Research from Knight Frank painted a similar picture. The agent found the number of renters looking for a home dropped 59 per cent year on year in the first week of lockdown. A month later in mid-April, the number of new prospective tenants was 28 per cent lower than the year before, while the number of online searches for rental properties was 10 per cent higher than the five-year average.

“A lot of landlords have floor plans and photographs ready to go so we’ve seen landlords re-letting properties and there hasn’t been a fall-off yet in terms of the number of properties on the market,” said Tom Bill, head of research at Knight Frank.
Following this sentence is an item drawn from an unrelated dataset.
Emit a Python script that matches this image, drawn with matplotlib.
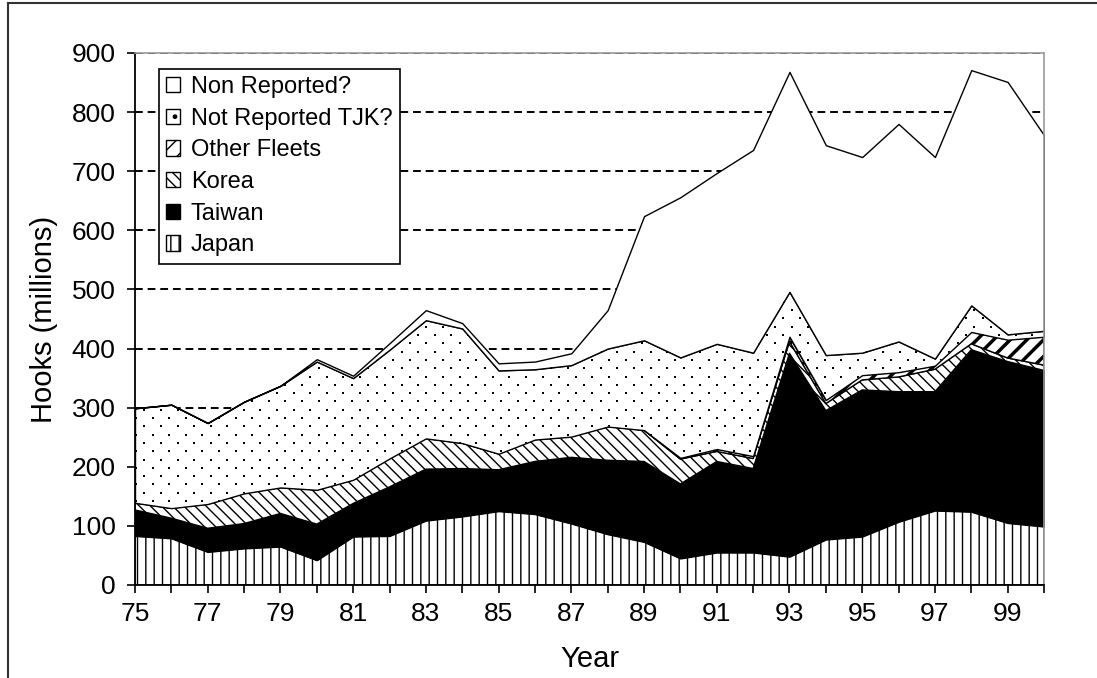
import numpy as np
import matplotlib.pyplot as plt
import matplotlib.patches as mpatches
import matplotlib.transforms as mtransforms
from matplotlib.lines import Line2D

plt.rcParams['font.family'] = ['Liberation Sans', 'DejaVu Sans']

# years 1975-2000 (shown as two digits)
years = np.arange(75, 101)
xtick_labels = ['75', '77', '79', '81', '83', '85', '87', '89', '91', '93', '95', '97', '99']
ytick_values = [0, 100, 200, 300, 400, 500, 600, 700, 800, 900]

# hooks (millions), stacked bottom to top
japan = [83, 79, 56, 62, 65, 42, 82, 83, 109, 116, 125, 120, 104, 86, 73, 45, 55, 55, 48, 77, 82, 107, 126, 124, 105, 99]
taiwan = [44, 34, 40, 42, 56, 61, 56, 83, 87, 81, 70, 89, 112, 125, 136, 126, 154, 142, 344, 218, 248, 220, 201, 274, 273, 264]
korea = [12, 17, 41, 51, 44, 58, 40, 48, 52, 43, 27, 37, 35, 57, 53, 42, 17, 17, 20, 12, 17, 25, 38, 10, 6, 9]
other_fleets = [0, 0, 0, 0, 0, 0, 0, 0, 0, 0, 0, 0, 0, 0, 0, 2, 4, 4, 8, 6, 8, 8, 6, 20, 31, 48]
not_reported_tjk = [160, 175, 137, 155, 172, 217, 172, 184, 200, 194, 141, 119, 121, 132, 152, 170, 178, 175, 76, 76, 38, 52, 12, 45, 9, 10]
non_reported = [0, 0, 0, 0, 0, 4, 4, 11, 17, 9, 12, 13, 20, 65, 210, 271, 289, 343, 372, 355, 331, 368, 341, 398, 427, 331]

# name, values, face colour, hatch, hatch width
series = [
    ('Japan', japan, 'white', '||', 1.0),
    ('Taiwan', taiwan, 'black', None, 1.0),
    ('Korea', korea, 'white', '\\\\\\', 1.0),
    ('Other Fleets', other_fleets, 'white', '//', 2.5),
    ('Not Reported TJK?', not_reported_tjk, 'white', 'dots', 1.0),
    ('Non Reported?', non_reported, 'white', None, 1.0),
]

W, H = 1097, 678
fig = plt.figure(figsize=(W / 100, H / 100), dpi=100)
ax = fig.add_axes([135 / W, 1 - 585 / H, 909 / W, 532 / H])

base = np.zeros(len(years))
handles = []
for name, vals, fc, hatch, hlw in series:
    top = base + np.array(vals)
    h = None if hatch == 'dots' else hatch
    pc = ax.fill_between(years, base, top, facecolor=fc, edgecolor='black',
                         hatch=h, linewidth=1.0, label=name, zorder=2)
    if hasattr(pc, 'set_hatch_linewidth'):
        pc.set_hatch_linewidth(hlw)
    if hatch == 'dots':
        # fine dot texture, clipped to the area
        px = np.arange(136, 1044, 16.6)
        py = np.arange(94, 625, 8.3)
        gx, gy = [], []
        for i, yy in enumerate(py):
            off = 8.3 if i % 2 else 0
            gx.extend(px + off)
            gy.extend([yy] * len(px))
        dots = ax.scatter(gx, gy, s=1.6, marker='s', color='black', linewidths=0,
                          transform=mtransforms.IdentityTransform(), zorder=2.1)
        dots.set_clip_path(pc.get_paths()[0], ax.transData)
        handle = mpatches.Patch(facecolor='white', edgecolor='black', hatch='.', label=name)
    else:
        handle = pc
    handles.append(handle)
    base = top

ax.set_xlim(75, 100)
ax.set_ylim(0, 900)
ax.set_yticks(ytick_values, [str(v) for v in ytick_values])
ax.set_xticks(np.arange(75, 101, 2), xtick_labels)
ax.set_xticks(years, minor=True)
ax.tick_params(axis='both', which='both', direction='out', length=6, width=1.2,
               labelsize=19, colors='black')
ax.tick_params(axis='y', pad=8)
ax.tick_params(axis='x', pad=6)

ax.set_axisbelow(True)
ax.yaxis.grid(True, color='black', linestyle=(0, (4, 2.5)), linewidth=1.4, zorder=0)

for s in ['left', 'bottom']:
    ax.spines[s].set_color('black')
    ax.spines[s].set_linewidth(1.3)
for s in ['top', 'right']:
    ax.spines[s].set_color('#9a9a9a')
    ax.spines[s].set_linewidth(1.2)

ax.set_ylabel('Hooks (millions)', fontsize=21, labelpad=10)
ax.set_xlabel('Year', fontsize=21, labelpad=14)

leg = ax.legend(handles[::-1], [h.get_label() for h in handles[::-1]],
                loc='upper left', bbox_to_anchor=(0.026, 0.97), borderaxespad=0,
                fontsize=17, fancybox=False, framealpha=1, edgecolor='black',
                borderpad=0.3, handlelength=0.62, handleheight=0.62,
                handletextpad=0.45, labelspacing=0.41)
leg.get_frame().set_linewidth(1.2)
leg.set_zorder(5)

# outer chart border (left and top)
fig.add_artist(Line2D([8 / W, 8 / W], [0, 1 - 3 / H], color='#333333', linewidth=1.5))
fig.add_artist(Line2D([8 / W, 1], [1 - 3 / H, 1 - 3 / H], color='#333333', linewidth=1.5))

fig.savefig('out.png', dpi=100)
“People are starting to plan ahead and the rental market is a lower financial commitment with fixed-term periods of occupation. It’s the most nimble part of the housing market so any indication that people are starting to think about life after lockdown, you’ll start to see that first in the numbers in the rental market.”

Will rents rise again this year?

Hamptons said this bounce in tenants will not necessarily push up rents. “Although demand for rental accommodation is set to increase, and there are already signs of it picking back up again, the longer-term economic damage to people’s jobs and incomes means that rents on newly let properties are likely to fall between two per cent and five per cent this year,” said Beveridge.

In contrast, Savills predicted “an offsetting bounce in rents” after a short-term fall, once “needs-based” renters return to the market.

Head of research Lucian Cook cited would-be buyers, especially first-time buyers, as one group likely to swell the ranks of renters in the coming year, as they ride out the period of economic uncertainty in the wake of lockdown.

“In the 13 years I’ve been doing this job it’s the most difficult rental market to read,” said Cook. How long rents will remain reduced, and by how much, will depend on the length of lockdown and post-lockdown employment prospects, he added.

He also said the possibility of accidental landlords increasing supply in the market, as well as the outcome of Brexit negotiations that are due to conclude this year, could add to market uncertainty.